◆ THE EXERCISE: All lines below must be repeated exactly, with the pictures omitted.

◆ RAW DATA:
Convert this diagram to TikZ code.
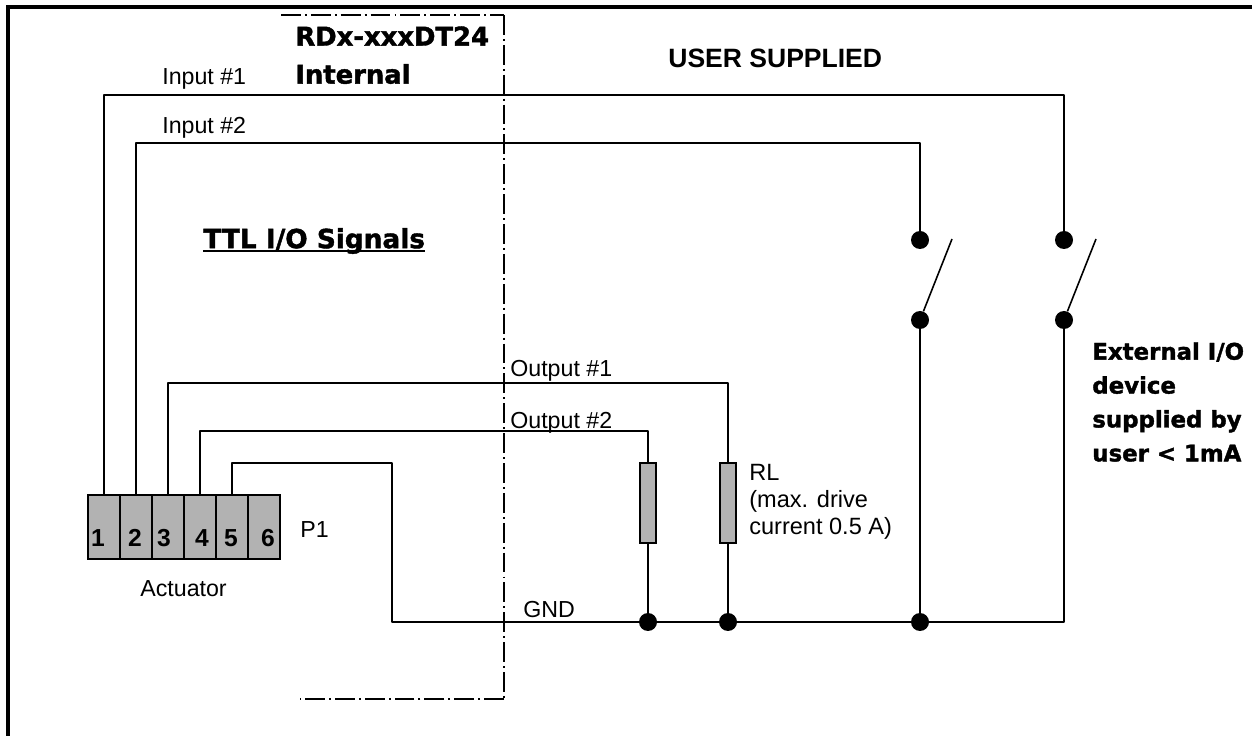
\documentclass[tikz,border=0pt]{standalone}
\usepackage{fontspec}
\setmainfont{Liberation Sans}
\newfontfamily\blackfont[FakeBold=1.6]{DejaVu Sans Bold}
\usetikzlibrary{positioning}
\tikzset{
	wire/.style={line width=0.9pt, line join=round},
	border/.style={line width=0.9pt, dash pattern=on 11.3pt off 2.3pt on 1.1pt off 2.3pt},
	pinbox/.style={draw=black, fill=gray!60, line width=0.9pt, minimum width=32*0.02cm, minimum height=64*0.02cm, inner sep=0pt},
	loadbox/.style={draw=black, fill=gray!60, line width=0.9pt, minimum width=16*0.02cm, minimum height=80*0.02cm, inner sep=0pt},
	contact/.style={circle, fill=black, minimum size=18*0.02cm, inner sep=0pt},
	lbl/.style={anchor=west, inner sep=0pt, font=\fontsize{13.2}{15.5}\selectfont},
	heavy/.style={anchor=west, inner sep=0pt, font=\blackfont\fontsize{14.7}{15}\selectfont},
	pinnum/.style={inner sep=0pt, font=\bfseries\fontsize{14}{15}\selectfont}
}
\begin{document}
\begin{tikzpicture}[x=0.02cm,y=-0.02cm]
	\useasboundingbox (0,0) rectangle (1252,736);
	% frame, open at the right and at the bottom
	\draw[line width=2.3pt] (8,736) -- (8,7) -- (1252,7);
	% boundary of the internal part
	\coordinate (bndA) at (281,15);
	\coordinate (bndB) at (504,15);
	\coordinate (bndC) at (504,699);
	\coordinate (bndD) at (300,699);
	\draw[border] (bndA) -- (bndB);
	\draw[border] (bndB) -- (bndC);
	\draw[border] (bndC) -- (bndD);
	% connector
	\foreach \n/\x in {1/104,2/136,3/168,4/200,5/232,6/264}
	{
		\node[pinbox] (pin\n) at (\x,527) {};
	}
	\foreach \n/\x in {1/98,2/135,3/164,4/202,5/231,6/268}
	{
		\node[pinnum] (num\n) at (\x,538) {\n};
	}
	% contacts
	\node[contact] (topB) at (920,240) {};
	\node[contact] (midB) at (920,320) {};
	\node[contact] (topA) at (1064,240) {};
	\node[contact] (midA) at (1064,320) {};
	\node[contact] (gndB) at (920,622) {};
	\node[contact] (gndO2) at (648,622) {};
	\node[contact] (gndO1) at (728,622) {};
	\node[loadbox] (loadO2) at (648,503) {};
	\node[loadbox] (loadO1) at (728,503) {};
	\coordinate (tipB) at (952,239);
	\coordinate (tipA) at (1096,239);
	% wires
	\draw[wire] (pin1.north) -- (pin1.north |- 0,95) -| (topA);
	\draw[wire] (pin2.north) -- (pin2.north |- 0,143) -| (topB);
	\draw[wire] (pin3.north) -- (pin3.north |- 0,383) -| (loadO1.north);
	\draw[wire] (pin4.north) -- (pin4.north |- 0,431) -| (loadO2.north);
	\draw[wire] (pin5.north) -- (pin5.north |- 0,463) -| (392,622) -- (gndO2);
	\draw[wire] (loadO2) -- (gndO2);
	\draw[wire] (loadO1) -- (gndO1);
	\draw[wire] (gndO2) -- (gndO1);
	\draw[wire] (gndO1) -- (gndB);
	\draw[wire] (midB) -- (gndB);
	\draw[wire] (gndB) -| (midA);
	\draw[wire] (midB) -- (tipB);
	\draw[wire] (midA) -- (tipA);
	% labels
	\node[lbl] (in1) at (162,79) {Input \#1};
	\node[lbl] (in2) at (162,128) {Input \#2};
	\node[lbl] (out1) at (510,371) {Output \#1};
	\node[lbl] (out2) at (510,423) {Output \#2};
	\node[lbl] (gnd) at (523,610) {GND};
	\node[lbl] (p1) at (300,530) {P1};
	\node[lbl] (act) at (140,589) {Actuator};
	\node[lbl, font=\fontsize{13.4}{15.5}\selectfont, align=left] (rl) at (749,502) {RL\\(max. drive\\current 0.5 A)};
	\node[lbl, font=\bfseries\fontsize{15.1}{15.5}\selectfont] (user) at (668,58) {USER SUPPLIED};
	\node[heavy] (rdx) at (295,36) {RDx-xxxDT24};
	\node[heavy] (internal) at (295,74) {Internal};
	\node[heavy, font=\blackfont\fontsize{15}{15}\selectfont] (ttl) at (203,241) {TTL I/O Signals};
	\draw[line width=1.6pt] (ttl.west |- 0,251) -- (ttl.east |- 0,251);
	\node[heavy, font=\blackfont\fontsize{13}{19.3}\selectfont, align=left] (ext) at (1092,402) {External I/O\\device\\supplied by\\user < 1mA};
\end{tikzpicture}
\end{document}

◆ REPLY:
Convert this diagram to TikZ code.
\documentclass[tikz,border=0pt]{standalone}
\usepackage{fontspec}
\setmainfont{Liberation Sans}
\newfontfamily\blackfont[FakeBold=1.6]{DejaVu Sans Bold}
\usetikzlibrary{positioning}
\tikzset{
	wire/.style={line width=0.9pt, line join=round},
	border/.style={line width=0.9pt, dash pattern=on 11.3pt off 2.3pt on 1.1pt off 2.3pt},
	pinbox/.style={draw=black, fill=gray!60, line width=0.9pt, minimum width=32*0.02cm, minimum height=64*0.02cm, inner sep=0pt},
	loadbox/.style={draw=black, fill=gray!60, line width=0.9pt, minimum width=16*0.02cm, minimum height=80*0.02cm, inner sep=0pt},
	contact/.style={circle, fill=black, minimum size=18*0.02cm, inner sep=0pt},
	lbl/.style={anchor=west, inner sep=0pt, font=\fontsize{13.2}{15.5}\selectfont},
	heavy/.style={anchor=west, inner sep=0pt, font=\blackfont\fontsize{14.7}{15}\selectfont},
	pinnum/.style={inner sep=0pt, font=\bfseries\fontsize{14}{15}\selectfont}
}
\begin{document}
\begin{tikzpicture}[x=0.02cm,y=-0.02cm]
	\useasboundingbox (0,0) rectangle (1252,736);
	% frame, open at the right and at the bottom
	\draw[line width=2.3pt] (8,736) -- (8,7) -- (1252,7);
	% boundary of the internal part
	\coordinate (bndA) at (281,15);
	\coordinate (bndB) at (504,15);
	\coordinate (bndC) at (504,699);
	\coordinate (bndD) at (300,699);
	\draw[border] (bndA) -- (bndB);
	\draw[border] (bndB) -- (bndC);
	\draw[border] (bndC) -- (bndD);
	% connector
	\foreach \n/\x in {1/104,2/136,3/168,4/200,5/232,6/264}
	{
		\node[pinbox] (pin\n) at (\x,527) {};
	}
	\foreach \n/\x in {1/98,2/135,3/164,4/202,5/231,6/268}
	{
		\node[pinnum] (num\n) at (\x,538) {\n};
	}
	% contacts
	\node[contact] (topB) at (920,240) {};
	\node[contact] (midB) at (920,320) {};
	\node[contact] (topA) at (1064,240) {};
	\node[contact] (midA) at (1064,320) {};
	\node[contact] (gndB) at (920,622) {};
	\node[contact] (gndO2) at (648,622) {};
	\node[contact] (gndO1) at (728,622) {};
	\node[loadbox] (loadO2) at (648,503) {};
	\node[loadbox] (loadO1) at (728,503) {};
	\coordinate (tipB) at (952,239);
	\coordinate (tipA) at (1096,239);
	% wires
	\draw[wire] (pin1.north) -- (pin1.north |- 0,95) -| (topA);
	\draw[wire] (pin2.north) -- (pin2.north |- 0,143) -| (topB);
	\draw[wire] (pin3.north) -- (pin3.north |- 0,383) -| (loadO1.north);
	\draw[wire] (pin4.north) -- (pin4.north |- 0,431) -| (loadO2.north);
	\draw[wire] (pin5.north) -- (pin5.north |- 0,463) -| (392,622) -- (gndO2);
	\draw[wire] (loadO2) -- (gndO2);
	\draw[wire] (loadO1) -- (gndO1);
	\draw[wire] (gndO2) -- (gndO1);
	\draw[wire] (gndO1) -- (gndB);
	\draw[wire] (midB) -- (gndB);
	\draw[wire] (gndB) -| (midA);
	\draw[wire] (midB) -- (tipB);
	\draw[wire] (midA) -- (tipA);
	% labels
	\node[lbl] (in1) at (162,79) {Input \#1};
	\node[lbl] (in2) at (162,128) {Input \#2};
	\node[lbl] (out1) at (510,371) {Output \#1};
	\node[lbl] (out2) at (510,423) {Output \#2};
	\node[lbl] (gnd) at (523,610) {GND};
	\node[lbl] (p1) at (300,530) {P1};
	\node[lbl] (act) at (140,589) {Actuator};
	\node[lbl, font=\fontsize{13.4}{15.5}\selectfont, align=left] (rl) at (749,502) {RL\\(max. drive\\current 0.5 A)};
	\node[lbl, font=\bfseries\fontsize{15.1}{15.5}\selectfont] (user) at (668,58) {USER SUPPLIED};
	\node[heavy] (rdx) at (295,36) {RDx-xxxDT24};
	\node[heavy] (internal) at (295,74) {Internal};
	\node[heavy, font=\blackfont\fontsize{15}{15}\selectfont] (ttl) at (203,241) {TTL I/O Signals};
	\draw[line width=1.6pt] (ttl.west |- 0,251) -- (ttl.east |- 0,251);
	\node[heavy, font=\blackfont\fontsize{13}{19.3}\selectfont, align=left] (ext) at (1092,402) {External I/O\\device\\supplied by\\user < 1mA};
\end{tikzpicture}
\end{document}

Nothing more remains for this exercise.